The Frank Lloyd Wright Home and Studio at 951 Chicago Avenue in Oak Park, Illinois, has been restored by the Frank Lloyd Wright Preservation Trust to its appearance in 1909, the last year Frank Lloyd Wright lived there with his family. Frank Lloyd Wright purchased the property and built the home in 1889 with a $5,000 loan from his employer Louis Sullivan. He was 22 at the time, and newly wed to Catherine Tobin. The Wrights raised six children in the home. The building was listed on the National Register of Historic Places in 1972 and declared a National Historic Landmark four years later.
Most of the sculptures on the exterior of the Home and Studio were designed by Wright's friend and collaborator, Richard Bock. These include the two boulder figures flanking the entrance of the studio, which features a man crouching and breaking free from the ground beneath him. Bock also designed the stork capitals on the exterior loggia of the studio.
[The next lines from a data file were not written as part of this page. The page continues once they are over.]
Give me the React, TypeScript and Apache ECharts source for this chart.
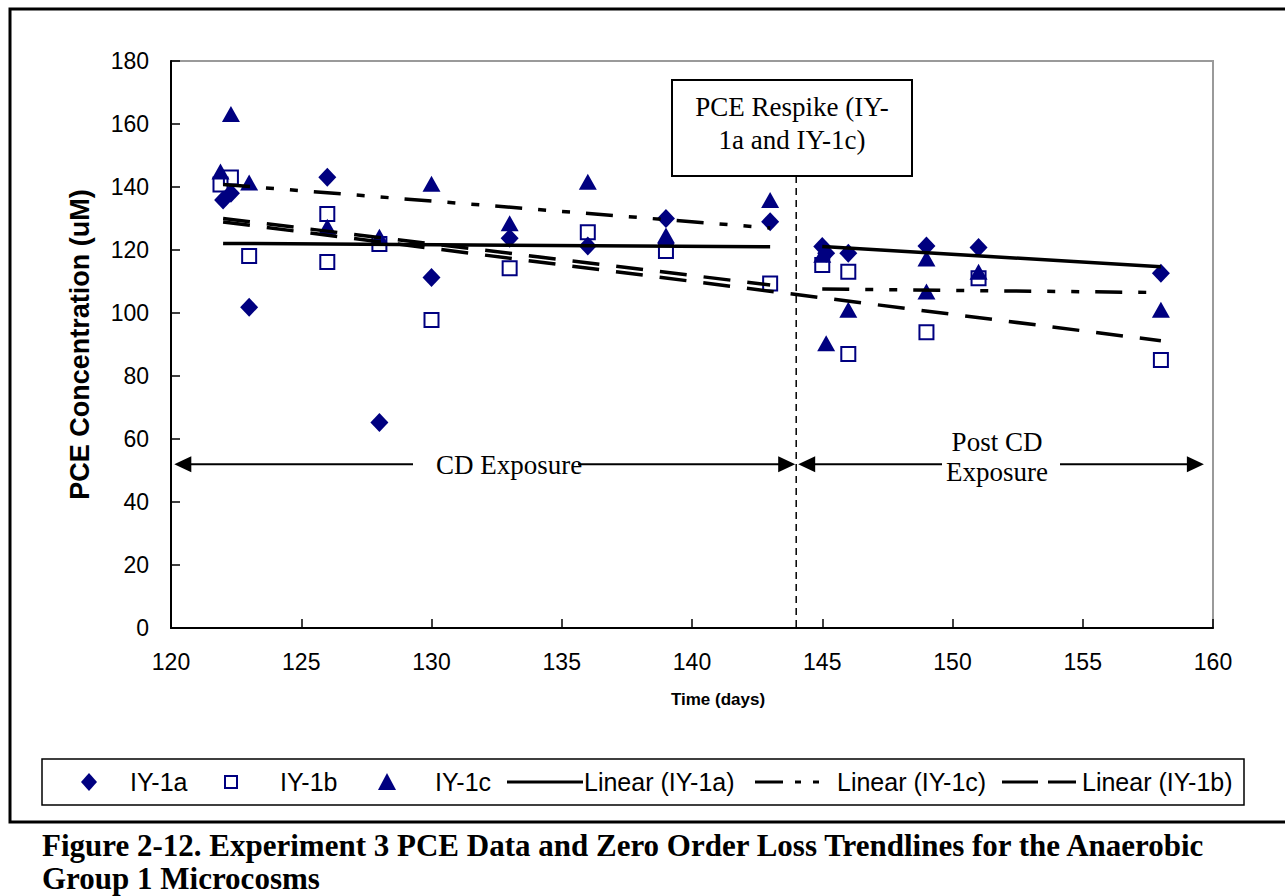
import React, { useEffect, useRef } from "react";
import * as echarts from "echarts";

// ---- Data ----
const iy1a: [number, number][] = [
  [122, 135.9], [122.3, 138], [123, 101.8], [126, 143.1], [128, 65.2], [130, 111.3],
  [133, 123.7], [136, 121.3], [139, 130], [143, 129],
  [145, 121.1], [145.15, 119], [146, 119], [149, 121.3], [151, 120.8], [158, 112.6],
];
const iy1b: [number, number][] = [
  [121.9, 140.8], [122.3, 143], [123, 118.1], [126, 131.4], [126, 116.2], [128, 121.9],
  [130, 97.8], [133, 114.2], [136, 125.6], [139, 119.7], [143, 109.4],
  [145, 115.2], [146, 113.1], [146, 87], [149, 93.9], [151, 111], [158, 85.1],
];
const iy1c: [number, number][] = [
  [121.9, 144.9], [122.3, 163.2], [123, 141.4], [126, 127.4], [128, 124.2], [130, 141],
  [133, 128.5], [136, 141.7], [139, 124.6], [143, 135.9],
  [145, 118.5], [145.15, 90.4], [146, 101], [149, 117.3], [149, 106.8], [151, 113.1], [158, 101],
];

// Trendline endpoints (as drawn in the reference)
const trendA_cd: [number, number][] = [[122, 122.1], [143, 121.0]];
const trendA_post: [number, number][] = [[145, 121.1], [158, 114.7]];
const trendC_cd: [number, number][] = [[122, 140.8], [143, 127.0]];
const trendC_post: [number, number][] = [[145, 107.6], [158, 106.5]];
const trendB_cd: [number, number][] = [[122, 130.0], [143, 108.9]];
const trendB_all: [number, number][] = [[122, 128.9], [158, 91.2]];

const X_MIN = 120, X_MAX = 160, X_STEP = 5;
const Y_MIN = 0, Y_MAX = 180, Y_STEP = 20;
const BOUNDARY_DAY = 144;
const ARROW_LEVEL = 52;
const ARROW_LEFT_DAY = 120.05;
const ARROW_RIGHT_DAY = 159.65;

const legendNames = ["IY-1a", "IY-1b", "IY-1c", "Linear (IY-1a)", "Linear (IY-1c)", "Linear (IY-1b)"];
const captionLines = [
  "Figure 2-12. Experiment 3 PCE Data and Zero Order Loss Trendlines for the Anaerobic",
  "Group 1 Microcosms",
];

const NAVY = "#000080";
const SANS = "'Liberation Sans', Arial, sans-serif";
const SERIF = "'Liberation Serif', 'Times New Roman', serif";

const DASH_C = [27, 16, 8, 16, 8, 16];
const DASH_B = [27, 17];

function trend(name: string, data: [number, number][], type: any) {
  return {
    name,
    type: "line",
    data,
    symbol: "none",
    showSymbol: false,
    silent: true,
    z: 5,
    lineStyle: { color: "#000", width: 3.5, type },
  };
}

export default function App() {
  const ref = useRef<HTMLDivElement>(null);
  useEffect(() => {
    if (!ref.current) return;
    const chart = echarts.init(ref.current, null, { renderer: "svg" });
    chart.setOption({
      animation: false,
      grid: {
        left: 171, top: 61, right: 72, bottom: 268,
        show: true, borderColor: "#9a9a9a", borderWidth: 2, backgroundColor: "transparent",
      },
      xAxis: {
        type: "value", min: X_MIN, max: X_MAX, interval: X_STEP,
        name: "Time (days)", nameLocation: "middle", nameGap: 63,
        nameTextStyle: { fontFamily: SANS, fontSize: 17, fontWeight: "bold", color: "#000", padding: [0, 0, 0, 52] },
        axisLine: { lineStyle: { color: "#000", width: 2 } },
        axisTick: { inside: true, length: 9, lineStyle: { color: "#000", width: 1.5 } },
        axisLabel: { fontFamily: SANS, fontSize: 23, color: "#000", margin: 22 },
        splitLine: { show: false },
      },
      yAxis: {
        type: "value", min: Y_MIN, max: Y_MAX, interval: Y_STEP,
        name: "PCE Concentration (uM)", nameLocation: "middle", nameGap: 78, nameRotate: 90,
        nameTextStyle: { fontFamily: SANS, fontSize: 27, fontWeight: "bold", color: "#000" },
        axisLine: { lineStyle: { color: "#000", width: 2 } },
        axisTick: { inside: true, length: 9, lineStyle: { color: "#000", width: 1.5 } },
        axisLabel: { fontFamily: SANS, fontSize: 23, color: "#000", margin: 22 },
        splitLine: { show: false },
      },
      series: [
        { name: legendNames[0], type: "scatter", data: iy1a, symbol: "diamond", symbolSize: [18, 19], itemStyle: { color: NAVY, opacity: 1 }, z: 3 },
        { name: legendNames[1], type: "scatter", data: iy1b, symbol: "rect", symbolSize: 14, itemStyle: { color: "rgba(0,0,0,0)", borderColor: NAVY, borderWidth: 2, opacity: 1 }, z: 3 },
        { name: legendNames[2], type: "scatter", data: iy1c, symbol: "triangle", symbolSize: [18, 16], itemStyle: { color: NAVY, opacity: 1 }, z: 3 },
        trend(legendNames[3], trendA_cd, "solid"),
        trend(legendNames[3], trendA_post, "solid"),
        trend(legendNames[4], trendC_cd, DASH_C),
        trend(legendNames[4], trendC_post, DASH_C),
        trend(legendNames[5], trendB_cd, DASH_B),
        trend(legendNames[5], trendB_all, DASH_B),
      ],
    });

    const px = (x: number, y: number) => chart.convertToPixel({ gridIndex: 0 }, [x, y]) as number[];
    const [bx, ay] = px(BOUNDARY_DAY, ARROW_LEVEL);
    const [, bottomY] = px(BOUNDARY_DAY, Y_MIN);
    const [lx] = px(ARROW_LEFT_DAY, ARROW_LEVEL);
    const [rx] = px(ARROW_RIGHT_DAY, ARROW_LEVEL);

    const head = (tip: number, y: number, dir: number) => ({
      type: "polygon",
      shape: { points: [[tip, y], [tip - dir * 17, y - 8], [tip - dir * 17, y + 8]] },
      style: { fill: "#000" },
      z: 20,
    });
    const seg = (x1: number, x2: number, y: number) => ({
      type: "line",
      shape: { x1, y1: y, x2, y2: y },
      style: { stroke: "#000", lineWidth: 2 },
      z: 20,
    });
    const txt = (text: string, x: number, y: number, size: number, family: string, align = "center", weight = "normal") => ({
      type: "text",
      x, y,
      style: { text, fill: "#000", font: `${weight} ${size}px ${family}`, align, verticalAlign: "middle" },
      z: 30,
    });

    const legY = 782;
    const LF = 25;
    const graphic: any[] = [
      // outer frame
      { type: "rect", shape: { x: 10, y: 9, width: 1290, height: 813 }, style: { fill: "none", stroke: "#000", lineWidth: 3 }, z: 1, silent: true },
      // boundary dashed line
      { type: "line", shape: { x1: bx, y1: 80, x2: bx, y2: bottomY }, style: { stroke: "#000", lineWidth: 1.5, lineDash: [7, 5] }, z: 15 },
      // annotation box
      { type: "rect", shape: { x: 672, y: 80, width: 240, height: 96 }, style: { fill: "#fff", stroke: "#000", lineWidth: 2 }, z: 25 },
      txt("PCE Respike (IY-", 792, 107, 27, SERIF),
      txt("1a and IY-1c)", 792, 140, 27, SERIF),
      // CD exposure arrow
      head(lx + 2, ay, -1),
      seg(lx + 10, 413, ay),
      txt("CD Exposure", 509, ay + 1, 27, SERIF),
      seg(578, bx - 10, ay),
      head(bx - 1, ay, 1),
      // Post CD arrow
      head(bx + 2, ay, -1),
      seg(bx + 10, 942, ay),
      txt("Post CD", 997, ay - 22, 27, SERIF),
      txt("Exposure", 997, ay + 8, 27, SERIF),
      seg(1060, rx - 10, ay),
      head(rx, ay, 1),
      // legend
      { type: "rect", shape: { x: 42, y: 759, width: 1202, height: 46 }, style: { fill: "#fff", stroke: "#000", lineWidth: 1.5 }, z: 25 },
      { type: "polygon", shape: { points: [[89, legY - 9], [97, legY], [89, legY + 9], [81, legY]] }, style: { fill: NAVY }, z: 30 },
      txt(legendNames[0], 130, legY, LF, SANS, "left"),
      { type: "rect", shape: { x: 225, y: legY - 6, width: 12, height: 12 }, style: { fill: "none", stroke: NAVY, lineWidth: 2 }, z: 30 },
      txt(legendNames[1], 280, legY, LF, SANS, "left"),
      { type: "polygon", shape: { points: [[387, legY - 9], [396, legY + 8], [378, legY + 8]] }, style: { fill: NAVY }, z: 30 },
      txt(legendNames[2], 435, legY, LF, SANS, "left"),
      { type: "line", shape: { x1: 507, y1: legY, x2: 583, y2: legY }, style: { stroke: "#000", lineWidth: 3 }, z: 30 },
      txt(legendNames[3], 584, legY, LF, SANS, "left"),
      { type: "line", shape: { x1: 755, y1: legY, x2: 830, y2: legY }, style: { stroke: "#000", lineWidth: 3, lineDash: [28, 12, 6, 12, 6, 12] }, z: 30 },
      txt(legendNames[4], 837, legY, LF, SANS, "left"),
      { type: "line", shape: { x1: 1002, y1: legY, x2: 1076, y2: legY }, style: { stroke: "#000", lineWidth: 3, lineDash: [36, 10] }, z: 30 },
      txt(legendNames[5], 1082, legY, LF, SANS, "left"),
      // caption
      txt(captionLines[0], 42, 845, 31, SERIF, "left", "bold"),
      txt(captionLines[1], 42, 878, 31, SERIF, "left", "bold"),
    ];
    chart.setOption({ graphic });
    return () => chart.dispose();
  }, []);
  return (
    <div
      ref={ref}
      style={{ position: "absolute", left: 0, top: 0, width: 1285, height: 896, background: "#fff" }}
    />
  );
}
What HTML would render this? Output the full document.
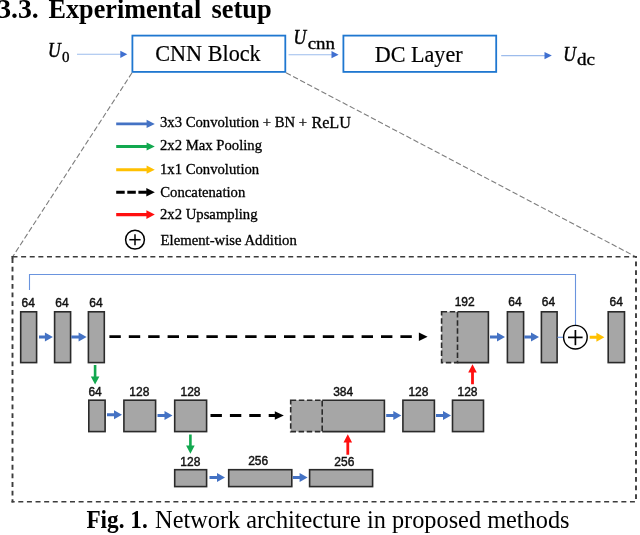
<!DOCTYPE html>
<html>
<head>
<meta charset="utf-8">
<title>Fig. 1</title>
<style>
html,body{margin:0;padding:0;background:#fff;}
body{width:640px;height:535px;overflow:hidden;position:relative;}
svg{position:absolute;left:0;top:0;display:block;will-change:transform;}
text{font-family:"Liberation Serif",serif;fill:#000;}
.sans{font-family:"Liberation Sans",sans-serif;font-size:12px;fill:#111;text-anchor:middle;stroke:#111;stroke-width:0.42;}
.leg{font-size:14.7px;stroke:#000;stroke-width:0.3;}
.U{font-size:22px;font-style:italic;stroke:#000;stroke-width:0.55;}
.sub{stroke:#000;stroke-width:0.35;}
.box{fill:#a6a6a6;stroke:#2a2a2a;stroke-width:1.6;}
.dbox{fill:#a6a6a6;stroke:#2a2a2a;stroke-width:1.6;stroke-dasharray:5.5 2.6;}
</style>
</head>
<body>
<svg width="640" height="535" viewBox="0 0 640 535">
<rect x="0" y="0" width="640" height="535" fill="#ffffff"/>

<!-- heading -->
<g font-size="27.5" font-weight="bold">
<text x="-2.8" y="18.1" textLength="41.6" lengthAdjust="spacingAndGlyphs">3.3.</text>
<text x="48.6" y="18.1" textLength="152.6" lengthAdjust="spacingAndGlyphs">Experimental</text>
<text x="211.5" y="18.1" textLength="60.3" lengthAdjust="spacingAndGlyphs">setup</text>
</g>

<!-- top row -->
<text class="U" x="48" y="57" textLength="12.7" lengthAdjust="spacingAndGlyphs">U</text>
<text class="sub" x="62" y="62.2" font-size="15">0</text>
<line x1="77" y1="54.3" x2="122" y2="54.3" stroke="#9dbcec" stroke-width="1.1"/>
<polygon points="120.3,50.7 127.3,54.3 120.3,57.9" fill="#3f6fd0"/>

<rect x="132.4" y="35.6" width="152.9" height="36.3" fill="#fff" stroke="#1f77d0" stroke-width="1.8"/>
<text x="155.3" y="61.2" font-size="23.8" stroke="#000" stroke-width="0.2" textLength="105.4" lengthAdjust="spacingAndGlyphs">CNN Block</text>

<text class="U" x="293.6" y="44.2" textLength="12.7" lengthAdjust="spacingAndGlyphs">U</text>
<text class="sub" x="307.7" y="48.9" font-size="17.5" textLength="27.3" lengthAdjust="spacingAndGlyphs">cnn</text>
<line x1="288.6" y1="54.7" x2="333" y2="54.7" stroke="#9dbcec" stroke-width="1.1"/>
<polygon points="331.5,51.1 338.6,54.7 331.5,58.3" fill="#3f6fd0"/>

<rect x="343.4" y="35.6" width="152.8" height="36.3" fill="#fff" stroke="#1f77d0" stroke-width="1.8"/>
<text x="374.8" y="62" font-size="23.8" stroke="#000" stroke-width="0.2" textLength="87.8" lengthAdjust="spacingAndGlyphs">DC Layer</text>

<line x1="501.2" y1="55.6" x2="546" y2="55.6" stroke="#9dbcec" stroke-width="1.1"/>
<polygon points="544.5,52 551.8,55.6 544.5,59.2" fill="#3f6fd0"/>
<text class="U" x="563.3" y="60.5" textLength="12.7" lengthAdjust="spacingAndGlyphs">U</text>
<text class="sub" x="577" y="65" font-size="17.5" textLength="18" lengthAdjust="spacingAndGlyphs">dc</text>

<!-- diagonals -->
<line x1="132" y1="72.8" x2="12.5" y2="257" stroke="#7d7d7d" stroke-width="1.1" stroke-dasharray="5.5 2.5"/>
<line x1="286" y1="72.8" x2="636.2" y2="257" stroke="#7d7d7d" stroke-width="1.1" stroke-dasharray="5.5 2.5"/>

<!-- legend -->
<path d="M116.20 122.45H146.60V119.80L154.80 123.90L146.60 128.00V125.35H116.20Z" fill="#4472c4"/>
<text class="leg" x="160" y="127.2">3x3 Convolution + BN + </text>
<text x="311.4" y="128" font-size="16.2" stroke="#000" stroke-width="0.3">ReLU</text>
<path d="M116.20 145.05H146.60V142.40L154.80 146.50L146.60 150.60V147.95H116.20Z" fill="#12a84f"/>
<text class="leg" x="160" y="150.4">2x2 Max Pooling</text>
<path d="M116.20 168.25H146.60V165.60L154.80 169.70L146.60 173.80V171.15H116.20Z" fill="#ffc000"/>
<text class="leg" x="160" y="173.7">1x1 Convolution</text>
<line x1="116.2" y1="192.3" x2="148" y2="192.3" stroke="#000" stroke-width="3" stroke-dasharray="8.5 2.6"/>
<polygon points="146.3,188.1 154.8,192.3 146.3,196.5" fill="#000"/>
<text class="leg" x="160.3" y="197" textLength="85" lengthAdjust="spacingAndGlyphs">Concatenation</text>
<path d="M116.20 213.05H146.40V210.30L154.80 214.60L146.40 218.90V216.15H116.20Z" fill="#ff0f0f"/>
<text class="leg" x="160" y="218.7">2x2 Upsampling</text>
<circle cx="135" cy="239.7" r="9.4" fill="#fff" stroke="#000" stroke-width="1.5"/>
<line x1="129.3" y1="239.7" x2="140.6" y2="239.7" stroke="#000" stroke-width="1.5"/>
<line x1="135" y1="234.2" x2="135" y2="245.2" stroke="#000" stroke-width="1.5"/>
<text class="leg" x="160.6" y="244.5" textLength="136.2" lengthAdjust="spacingAndGlyphs">Element-wise Addition</text>

<!-- outer dashed rect -->
<g fill="none" stroke="#3c3c3c">
<line x1="11.6" y1="256.8" x2="637" y2="256.8" stroke-width="1.6" stroke-dasharray="5 3.615" stroke-dashoffset="-0.9"/>
<line x1="11.6" y1="256.8" x2="13" y2="256.8" stroke-width="1.6"/>
<line x1="11.5" y1="501.7" x2="634.9" y2="501.7" stroke-width="1.6" stroke-dasharray="5 3.615" stroke-dashoffset="1.815"/>
<line x1="12.5" y1="256" x2="12.5" y2="502.4" stroke-width="1.9" stroke-dasharray="4.8 3.815" stroke-dashoffset="-2.1"/>
<line x1="12.5" y1="256" x2="12.5" y2="258.5" stroke-width="1.9"/>
<line x1="636" y1="256" x2="636" y2="499.4" stroke-width="1.9" stroke-dasharray="4.8 3.815" stroke-dashoffset="3.05"/>
</g>

<!-- skip connection -->
<polyline points="29.5,290 29.5,274.5 575.5,274.5 575.5,325" fill="none" stroke="#6a94de" stroke-width="1.1"/>

<!-- row 1 -->
<rect class="box" x="20.70" y="311.80" width="15.90" height="50.80"/>
<rect class="box" x="54.60" y="311.80" width="16.00" height="50.80"/>
<rect class="box" x="88.40" y="311.80" width="15.90" height="50.80"/>
<text class="sans" x="28.20" y="307.00">64</text>
<text class="sans" x="62.00" y="307.00">64</text>
<text class="sans" x="96.00" y="307.00">64</text>
<path d="M39.00 335.50H44.90V332.50L52.90 337.00L44.90 341.50V338.50H39.00Z" fill="#4472c4"/>
<path d="M71.30 335.50H78.60V332.50L86.60 337.00L78.60 341.50V338.50H71.30Z" fill="#4472c4"/>
<line x1="109.4" y1="336.7" x2="412" y2="336.7" stroke="#000" stroke-width="2.8" stroke-dasharray="11.4 8"/>
<polygon points="418.9,332.4 427.6,336.7 418.9,341" fill="#000"/>
<rect x="441.60" y="311.80" width="46.80" height="50.80" fill="#a6a6a6"/><path class="box" style="fill:none" d="M457.50 311.80H488.40V362.60H457.50"/><rect class="dbox" style="fill:none" x="441.60" y="311.80" width="15.90" height="50.80"/>
<text class="sans" x="464.70" y="305.90">192</text>
<rect class="box" x="507.40" y="311.80" width="16.20" height="50.80"/>
<rect class="box" x="541.40" y="311.80" width="15.70" height="50.80"/>
<rect class="box" x="608.20" y="311.80" width="16.30" height="50.80"/>
<text class="sans" x="515.00" y="305.90">64</text>
<text class="sans" x="548.50" y="305.90">64</text>
<text class="sans" x="616.20" y="305.90">64</text>
<path d="M490.00 335.50H497.00V332.50L505.00 337.00L497.00 341.50V338.50H490.00Z" fill="#4472c4"/>
<path d="M524.30 335.50H531.00V332.50L539.00 337.00L531.00 341.50V338.50H524.30Z" fill="#4472c4"/>
<line x1="557.5" y1="337.3" x2="563.5" y2="337.3" stroke="#6a94de" stroke-width="1.2"/>
<circle cx="575.4" cy="337.2" r="11.8" fill="#fff" stroke="#000" stroke-width="1.4"/>
<line x1="568" y1="337.4" x2="582.6" y2="337.4" stroke="#000" stroke-width="1.7"/>
<line x1="575.4" y1="330" x2="575.4" y2="345.2" stroke="#000" stroke-width="1.7"/>
<path d="M589.70 335.70H596.40V332.70L604.40 337.20L596.40 341.70V338.70H589.70Z" fill="#ffc000"/>
<path d="M93.80 365.00V376.40H90.80L95.10 384.60L99.40 376.40H96.40V365.00Z" fill="#12a84f"/>
<path d="M189.10 434.50V445.60H186.10L190.40 453.80L194.70 445.60H191.70V434.50Z" fill="#12a84f"/>
<path d="M471.10 384.30V372.50H468.20L472.50 364.30L476.80 372.50H473.90V384.30Z" fill="#ff0f0f"/>
<path d="M346.40 454.80V442.60H343.50L347.80 434.20L352.10 442.60H349.20V454.80Z" fill="#ff0f0f"/>
<!-- row 2 -->
<rect class="box" x="88.80" y="400.20" width="16.30" height="31.40"/>
<rect class="box" x="123.90" y="400.20" width="31.70" height="31.40"/>
<rect class="box" x="174.70" y="400.20" width="31.90" height="31.40"/>
<text class="sans" x="95.10" y="395.50">64</text>
<text class="sans" x="139.30" y="395.50">128</text>
<text class="sans" x="190.50" y="395.50">128</text>
<path d="M107.00 413.30H114.00V410.30L122.00 414.80L114.00 419.30V416.30H107.00Z" fill="#4472c4"/>
<path d="M157.50 414.10H164.50V411.10L172.50 415.60L164.50 420.10V417.10H157.50Z" fill="#4472c4"/>
<line x1="210.5" y1="415.5" x2="277" y2="415.5" stroke="#000" stroke-width="2.8" stroke-dasharray="11.4 8"/>
<polygon points="274.8,411.2 283.8,415.5 274.8,419.8" fill="#000"/>
<rect x="290.70" y="400.20" width="93.70" height="31.40" fill="#a6a6a6"/><path class="box" style="fill:none" d="M322.20 400.20H384.40V431.60H322.20"/><rect class="dbox" style="fill:none" x="290.70" y="400.20" width="31.50" height="31.40"/>
<text class="sans" x="343.20" y="395.50">384</text>
<rect class="box" x="402.90" y="400.20" width="31.50" height="31.40"/>
<rect class="box" x="452.50" y="400.20" width="31.00" height="31.40"/>
<text class="sans" x="418.40" y="395.50">128</text>
<text class="sans" x="467.50" y="395.50">128</text>
<path d="M386.20 414.10H393.30V411.10L401.30 415.60L393.30 420.10V417.10H386.20Z" fill="#4472c4"/>
<path d="M436.00 414.10H443.00V411.10L451.00 415.60L443.00 420.10V417.10H436.00Z" fill="#4472c4"/>
<!-- row 3 -->
<rect class="box" x="174.70" y="469.70" width="31.90" height="16.90"/>
<rect class="box" x="228.70" y="469.70" width="63.10" height="16.90"/>
<rect class="box" x="309.60" y="469.70" width="63.00" height="16.90"/>
<text class="sans" x="190.30" y="465.70">128</text>
<text class="sans" x="258.20" y="465.00">256</text>
<text class="sans" x="344.30" y="465.70">256</text>
<path d="M209.50 476.00H217.00V473.00L225.00 477.50L217.00 482.00V479.00H209.50Z" fill="#4472c4"/>
<path d="M292.80 476.00H299.60V473.00L307.60 477.50L299.60 482.00V479.00H292.80Z" fill="#4472c4"/>
<!-- caption -->
<text x="86.4" y="527.6" font-size="24.5" font-weight="bold" textLength="61.3" lengthAdjust="spacingAndGlyphs">Fig. 1.</text>
<text x="155.1" y="527.6" font-size="24.5" textLength="414.4" lengthAdjust="spacingAndGlyphs">Network architecture in proposed methods</text>
</svg>
</body>
</html>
The capitals signifies the tree of life, the book of knowledge, an architectural scroll, and two storks full of wisdom and fertility.
Wright's home included many sculptures on the interior which added to and contrasted with the anti-Victorian decor. These objects include a frieze from the Pergamon Altar and several sizes of Winged Victory of Samothrace as well as a bust of Beethoven.